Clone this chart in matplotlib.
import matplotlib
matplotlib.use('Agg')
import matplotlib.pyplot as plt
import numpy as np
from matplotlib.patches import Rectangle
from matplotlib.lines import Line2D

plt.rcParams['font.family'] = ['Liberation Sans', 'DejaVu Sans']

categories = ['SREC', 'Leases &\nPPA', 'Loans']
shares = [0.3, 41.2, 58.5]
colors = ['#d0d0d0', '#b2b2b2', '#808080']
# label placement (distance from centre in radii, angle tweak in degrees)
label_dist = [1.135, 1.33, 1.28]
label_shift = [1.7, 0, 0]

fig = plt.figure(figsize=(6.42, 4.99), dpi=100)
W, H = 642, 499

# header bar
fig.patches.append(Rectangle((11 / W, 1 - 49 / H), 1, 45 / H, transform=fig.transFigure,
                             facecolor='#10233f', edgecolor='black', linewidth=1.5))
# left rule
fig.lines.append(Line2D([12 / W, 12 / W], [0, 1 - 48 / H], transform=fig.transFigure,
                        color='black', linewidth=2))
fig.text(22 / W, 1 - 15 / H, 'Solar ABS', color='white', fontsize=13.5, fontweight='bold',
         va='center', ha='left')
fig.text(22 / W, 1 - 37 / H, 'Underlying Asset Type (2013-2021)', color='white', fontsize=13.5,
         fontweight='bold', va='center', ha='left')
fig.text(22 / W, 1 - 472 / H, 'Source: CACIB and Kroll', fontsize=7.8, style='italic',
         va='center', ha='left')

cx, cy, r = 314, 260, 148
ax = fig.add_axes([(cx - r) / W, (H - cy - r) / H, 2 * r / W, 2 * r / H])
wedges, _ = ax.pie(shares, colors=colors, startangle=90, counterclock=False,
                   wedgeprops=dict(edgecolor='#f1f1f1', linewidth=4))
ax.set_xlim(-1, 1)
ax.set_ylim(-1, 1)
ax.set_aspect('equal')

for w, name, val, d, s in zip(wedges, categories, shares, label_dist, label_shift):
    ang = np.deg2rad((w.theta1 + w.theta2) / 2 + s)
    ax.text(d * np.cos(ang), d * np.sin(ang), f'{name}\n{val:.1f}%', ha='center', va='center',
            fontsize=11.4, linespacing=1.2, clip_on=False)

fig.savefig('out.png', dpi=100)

◆ PROBLEM DETAILS
Exactly repeat the lines above, from the opening line through the one with "W, H = 642, 499", and include nothing else.

◆ COMPLETE ANSWER
Clone this chart in matplotlib.
import matplotlib
matplotlib.use('Agg')
import matplotlib.pyplot as plt
import numpy as np
from matplotlib.patches import Rectangle
from matplotlib.lines import Line2D

plt.rcParams['font.family'] = ['Liberation Sans', 'DejaVu Sans']

categories = ['SREC', 'Leases &\nPPA', 'Loans']
shares = [0.3, 41.2, 58.5]
colors = ['#d0d0d0', '#b2b2b2', '#808080']
# label placement (distance from centre in radii, angle tweak in degrees)
label_dist = [1.135, 1.33, 1.28]
label_shift = [1.7, 0, 0]

fig = plt.figure(figsize=(6.42, 4.99), dpi=100)
W, H = 642, 499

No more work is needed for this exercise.